The elastic energy stored in the stick is given by 0.5kx² where x is the deflection. For example, if k = 1000 N/m and x = 0.2 m, then the stored energy is 20 Joules. In theory, that energy could be used to launch a puck at a speed of 15.3 m/s since the kinetic energy of the puck would then be 20 Joules. However, part of the stored elastic energy is used to accelerate the stick itself. If the bent section of the stick weighs 0.17 kg, and the puck weighs 0.17 kg, then roughly half the elastic energy will be given to the puck and the other half is used to accelerate the stick.

Suppose that the puck accelerates to 10.8 m/s and ends up with 10 Joules of kinetic energy. It was accelerated over a distance of 0.2 m and traveled that distance at an average speed of 5.4 m/s so it took 0.037 s to reach maximum speed. That is the release time of the stick. The release time can be shortened by using a stiffer stick or by moving the bottom hand closer to the blade so the stick bends over a shorter length.

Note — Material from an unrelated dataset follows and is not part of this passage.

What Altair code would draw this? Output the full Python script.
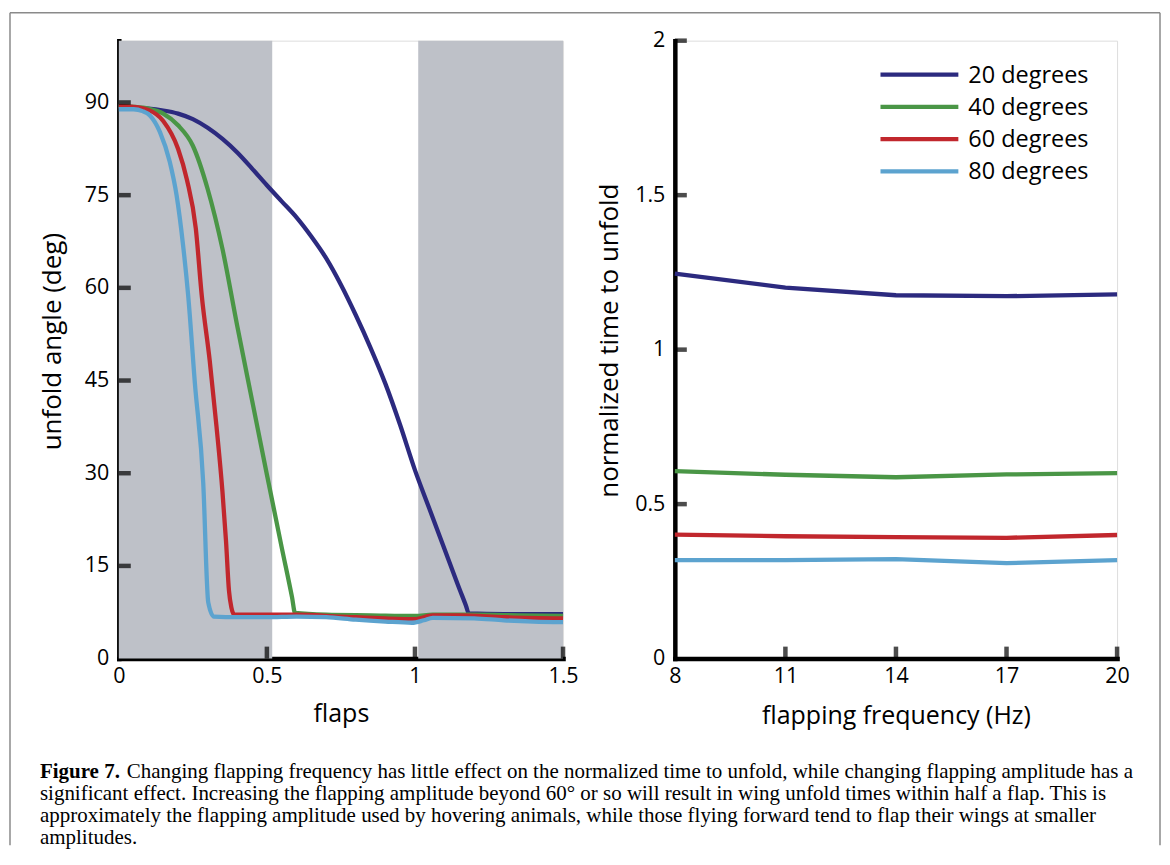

Suppose that k = 2000 N/m instead of 1000 N/m and the same 200 N force is used to bend the stick. Then x = 0.1 m and the stored energy is 0.5 x 2000 x 0.1² = 10 Joules. To get the same 20 Joules as before, the force would need to be increased to 280 N, giving x = 0.14 m. If the puck is ejected at 10.8 m/s as before, ending up with 10 Joules of energy, then it accelerates over a distance of 0.14 m at an average speed of 5.4 m/s. In that case, the release time is 0.14/5.4 = 0.026 seconds. The player can therefore release the puck sooner with a stiffer stick but has to push harder on the stick to bend it, and ends up with the same puck speed.

The puck speed that can be imparted just by bending the stick is not very large. More commonly, players push or flick the stick forward while bending it, in order to increase the force on the puck. Even higher puck speeds result when the stick is first accelerated and then collides with the puck.